August 8, 1891, the Engineering and Mining Journal (1891, v.52, p170) quoted local newspapers as reporting the company had just made a cleanup of $80,000 after a run of 6 weeks with one giant. (This conflicts with Halls report, however.)
Parker said he found no subsequent reports of operations or production by the Montrose Company except for a short news item in the Engineering and Mining Journal (1897, v. 64 p 345) which reported the operations were suspended in 1893. The gravel deposits below the mouth of the flume are much less extensive than the company’s reports indicated and their value probably proved only a fraction of the company’s estimates, he said.
According to author Kenneth Jessen, in his book Bizarre Colorado, “the placer miners who discovered the fine gold on Mesa Creek Flats had little difficulty recovering gold with their pans; however the gold was such a fine powder that it washed right through the sluice and remained suspended in the water. It became clear the entire investment in the flume was lost. Col. Turner became so disheartened over the complete failure of the project that he went to Chicago, rented a room. And shot himself though the head.”

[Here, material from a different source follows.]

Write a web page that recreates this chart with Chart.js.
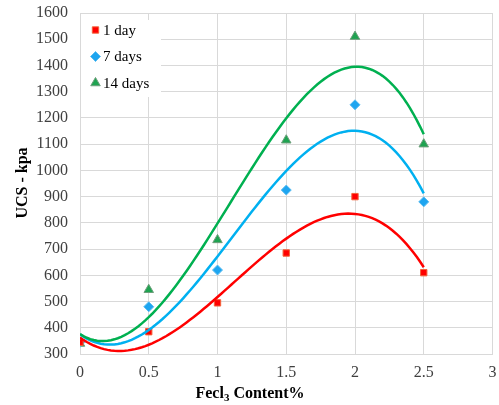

Various efforts continued to try to make the project pay for several years after it completion. But according to information by Hanging Flume on the Uniweep-Tabaguache Scenic and Historic Byway, “The end of the venture was sealed with ‘The Panic of ‘93’ when Wall Street futures came tumbling down in 1893. Just like today, the effects of Wall Street encompassed the entire nation including Colorado’s western frontier. In the end, the Hanging Flume was considered a failure. It was left hanging on the sandstone canyon walls, and all that remains is what you see today.”